There were 264 hits before 1930, some of them false hits because their character recognition software is awful. (I corrected many of the more obvious errors to make the quotes readable.) I didn’t go through all the pages, but there was nothing earlier than 1879 in hits from 50-100. There are numberous hits before 1900, though.

These all seem to be literal uses of laundry list, so maybe the 1950s is when it started being used in a metaphorical sense. It’s easy to find metaphorical uses from that time.

Tuesday, June 10, 1941 Warren, Pennsylvania, Warren Times-Mirror

Thursday, April 20, 1950 Walla Walla, Washington, Walla Walla Union Bulletin

I used them on a regular basis when I was in the Army. See DA Form 2886 (PDF).

Looks like Exapno Mapcase beat me to it.

The fact is that a lot of the origin dates for words and phrases in the standard reference sources are wildly inaccurate.

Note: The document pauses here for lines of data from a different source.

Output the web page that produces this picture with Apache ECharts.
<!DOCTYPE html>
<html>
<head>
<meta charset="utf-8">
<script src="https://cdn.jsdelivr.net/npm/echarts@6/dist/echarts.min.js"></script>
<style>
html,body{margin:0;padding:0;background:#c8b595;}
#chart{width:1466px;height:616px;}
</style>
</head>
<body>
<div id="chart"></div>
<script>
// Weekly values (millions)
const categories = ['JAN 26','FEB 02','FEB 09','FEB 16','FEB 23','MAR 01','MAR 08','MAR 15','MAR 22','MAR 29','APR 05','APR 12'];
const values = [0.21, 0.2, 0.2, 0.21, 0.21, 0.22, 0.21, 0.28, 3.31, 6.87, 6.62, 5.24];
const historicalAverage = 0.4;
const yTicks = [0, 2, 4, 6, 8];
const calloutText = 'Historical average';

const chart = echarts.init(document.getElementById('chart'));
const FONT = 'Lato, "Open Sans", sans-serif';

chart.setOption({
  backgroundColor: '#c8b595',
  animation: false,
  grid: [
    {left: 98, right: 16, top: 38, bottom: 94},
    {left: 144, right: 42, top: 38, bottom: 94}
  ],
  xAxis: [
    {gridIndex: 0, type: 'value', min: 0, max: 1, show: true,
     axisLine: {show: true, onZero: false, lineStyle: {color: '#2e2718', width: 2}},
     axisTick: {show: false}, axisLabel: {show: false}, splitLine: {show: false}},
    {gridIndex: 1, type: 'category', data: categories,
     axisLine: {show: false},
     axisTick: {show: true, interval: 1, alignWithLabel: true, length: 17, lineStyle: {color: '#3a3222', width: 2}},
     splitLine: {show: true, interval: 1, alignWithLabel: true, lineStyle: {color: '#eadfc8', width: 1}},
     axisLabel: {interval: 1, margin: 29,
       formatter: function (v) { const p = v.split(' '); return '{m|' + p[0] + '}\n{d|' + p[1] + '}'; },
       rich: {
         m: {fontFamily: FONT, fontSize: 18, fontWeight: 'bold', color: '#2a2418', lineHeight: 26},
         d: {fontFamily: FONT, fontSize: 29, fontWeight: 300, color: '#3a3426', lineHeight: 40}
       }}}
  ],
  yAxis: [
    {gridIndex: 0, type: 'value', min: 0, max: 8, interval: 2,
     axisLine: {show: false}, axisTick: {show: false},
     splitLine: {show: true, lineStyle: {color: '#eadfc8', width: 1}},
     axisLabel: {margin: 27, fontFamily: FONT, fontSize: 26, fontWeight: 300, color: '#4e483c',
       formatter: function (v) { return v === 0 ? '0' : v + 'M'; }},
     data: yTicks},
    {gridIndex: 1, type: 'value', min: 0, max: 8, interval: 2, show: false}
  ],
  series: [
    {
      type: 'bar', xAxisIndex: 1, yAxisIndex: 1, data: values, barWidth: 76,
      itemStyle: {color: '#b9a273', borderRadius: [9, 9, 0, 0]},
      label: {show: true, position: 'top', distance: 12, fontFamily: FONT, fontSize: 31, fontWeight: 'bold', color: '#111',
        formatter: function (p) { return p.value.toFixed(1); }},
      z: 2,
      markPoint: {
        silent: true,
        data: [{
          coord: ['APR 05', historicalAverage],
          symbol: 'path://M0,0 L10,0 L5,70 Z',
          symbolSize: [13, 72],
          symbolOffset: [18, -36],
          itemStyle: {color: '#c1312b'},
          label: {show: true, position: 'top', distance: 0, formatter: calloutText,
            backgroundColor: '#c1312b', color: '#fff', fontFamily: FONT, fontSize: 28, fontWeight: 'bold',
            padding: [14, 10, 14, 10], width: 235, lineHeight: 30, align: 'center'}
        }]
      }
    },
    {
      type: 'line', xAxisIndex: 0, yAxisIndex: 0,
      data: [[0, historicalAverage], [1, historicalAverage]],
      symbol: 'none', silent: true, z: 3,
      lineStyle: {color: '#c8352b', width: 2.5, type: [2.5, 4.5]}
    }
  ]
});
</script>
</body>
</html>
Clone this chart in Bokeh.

Now that databases of old books, newspapers and so forth are going online, it’s getting fairly easy to track many of these things in ways that were never possible before.

I’ve personally traced on more accurate origins of a variety of terms and phrases – including “say uncle,” “bloody mary” (the drink), and so forth – on my own and in association with an author specializing in words and their histories, and so far the experts have just been wrong on most of them.

Doesn’t really give one a lot of confidence in the opinions of experts in general, but at least the future of research in this and other fields looks a lot brighter.

Reference Laundries being a recent phenonomem they were a common institution in ancient Rome.